Colthup’s charge under section 408C of Queensland’s Criminal Code 1899 could lead to a maximum prison sentence of 20 years if found guilty. The fraud charge was brought to light during a hearing at the Magistrates Court in Ipswich, Queensland, on October 21, 2024. Colthup’s case has now been adjourned until December 16, 2024, where more details will likely surface as the investigation unfolds.

ASIC’s claim that the $1.47 million payment was meant for a Bitcoin purchase highlights how the cryptocurrency’s value has fluctuated since the transaction was intended. Bitcoin traded between $18,890 and $24,580 when the customer made the payment. This means that the funds could now be worth between $4 million and $5.24 million at current Bitcoin prices.

Mine Digital’s Troubles Continue After Collapse

Mine Digital, which offered cryptocurrency exchange services between May 2019 and September 2022, fell into administration with creditors seeking a total of $16 million. Early investigations revealed that only $20,000 worth of assets remained under ACCE’s control—a far cry from the amount creditors were owed.

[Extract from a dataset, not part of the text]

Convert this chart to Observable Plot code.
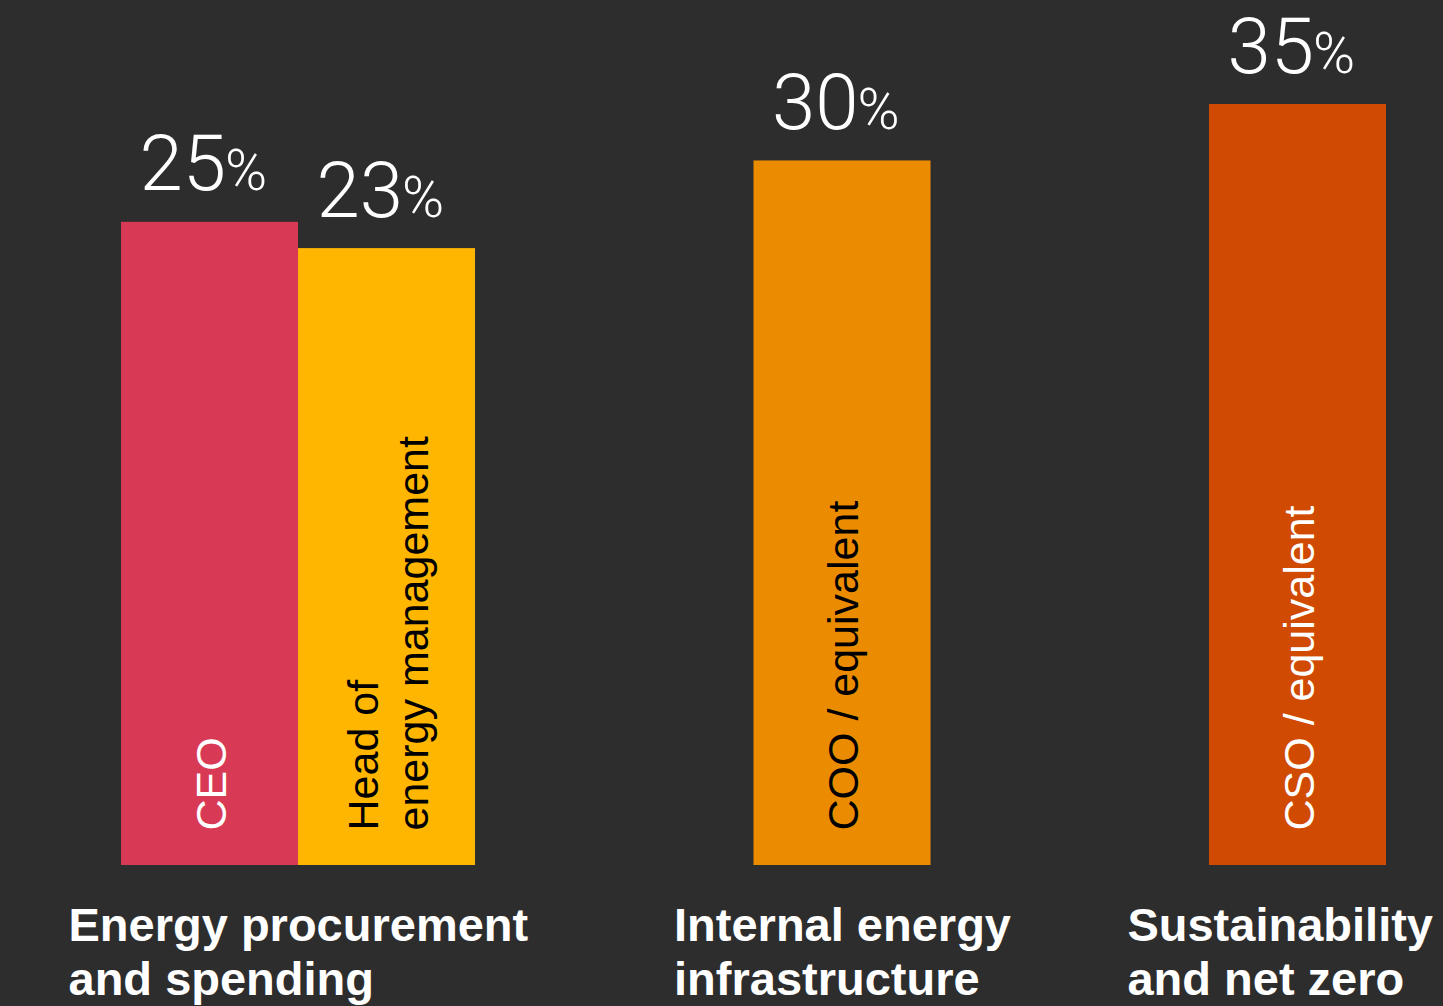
<!DOCTYPE html>
<html><head><meta charset="utf-8">
<script src="https://cdn.jsdelivr.net/npm/d3@7"></script>
<script src="https://cdn.jsdelivr.net/npm/@observablehq/plot@0.6"></script>
<style>
html,body{margin:0;padding:0;background:#2d2d2d;}
#chart{width:1443px;height:1006px;overflow:hidden;}
</style></head><body><div id="chart"></div>
<script>
// ---- data ----
const roles = ["CEO", "Head of\nenergy management", "COO / equivalent", "CSO / equivalent"];
const values = [25, 23, 30, 35];
const roleGroups = ["Energy procurement\nand spending", "Energy procurement\nand spending", "Internal energy\ninfrastructure", "Sustainability\nand net zero"];
const groups = ["Energy procurement\nand spending", "Internal energy\ninfrastructure", "Sustainability\nand net zero"];
const colors = ["#d83a56", "#ffb600", "#eb8c00", "#d04a02"];

// ---- layout ----
const W = 1443, H = 1006;
const GAP = 1.573; // space between groups, in bar widths
const data = roles.map((role, i) => {
  const g = groups.indexOf(roleGroups[i]);
  return {role, value: values[i], group: roleGroups[i], color: colors[i], pos: i + g * GAP};
});
const groupData = groups.map(g => {
  const b = data.filter(d => d.group === g);
  return {group: g, center: d3.mean(b, d => d.pos + 0.5)};
});
const xMax = roles.length + (groups.length - 1) * GAP;
const textOn = c => d3.lab(c).l > 60 ? "#000000" : "#ffffff";
const sans = "'Liberation Sans', Arial, Helvetica, sans-serif";
const light = "Roboto, 'Liberation Sans', sans-serif";

const chart = Plot.plot({
  width: W, height: H,
  marginLeft: 121, marginRight: 57, marginTop: 104, marginBottom: 141,
  style: {background: "#2d2d2d", overflow: "visible"},
  x: {domain: [0, xMax], axis: null},
  y: {type: "sqrt", domain: [0, 35], axis: null},
  color: {type: "identity"},
  marks: [
    Plot.rect(data, {x1: "pos", x2: d => d.pos + 1, y1: () => 0, y2: "value", fill: "color"}),
    Plot.text(data, {x: d => d.pos + 0.5, y: "value", text: d => String(d.value),
      textAnchor: "end", lineAnchor: "bottom", dx: 16, dy: -32,
      fontSize: 78, fontWeight: 300, fontFamily: light, fill: "#ffffff"}),
    Plot.text(data, {x: d => d.pos + 0.5, y: "value", text: () => "%",
      textAnchor: "start", lineAnchor: "bottom", dx: 15, dy: -32,
      fontSize: 57, fontWeight: 300, fontFamily: light, fill: "#ffffff"}),
    Plot.text(data, {x: d => d.pos + 0.5, y: () => 0, text: "role", rotate: -90,
      textAnchor: "start", lineAnchor: "middle", lineHeight: 1.16, dy: -35,
      fontSize: 43, fontFamily: sans, fill: d => textOn(d.color)}),
    Plot.text(groupData, {x: "center", y: () => 0, text: "group",
      textAnchor: "start", lineAnchor: "top", lineHeight: 1.15, dy: 37,
      fontSize: 47, fontWeight: "bold", fontFamily: sans, fill: "#ffffff"})
  ]
});
document.getElementById("chart").appendChild(chart);

// centre each left-aligned group label block under its bars, keeping it inside the frame
const textGroups = chart.querySelectorAll('g[aria-label="text"]');
const gl = textGroups[textGroups.length - 1];
gl.querySelectorAll("text").forEach(el => {
  const r = el.getBoundingClientRect();
  const cx = r.left; // anchor point (textAnchor start)
  const desired = Math.min(cx - r.width / 2, W - 10 - r.width);
  const shift = desired - r.left;
  el.setAttribute("transform", `translate(${shift},0) ` + (el.getAttribute("transform") || ""));
});
</script></body></html>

This led to the appointment of PKF’s Brad Tonks as liquidator in December 2022, as efforts to recover funds continued.

This fraud case is not the only one in Australia. The Australian Federal Police (AFP) recently stated that it reported losing crypto worth about $122 million in investment scams in just 12 months. 

As a result, the Australian Securities and Investments Commission (ASIC) is expanding new licensing requirements for cryptocurrency firms.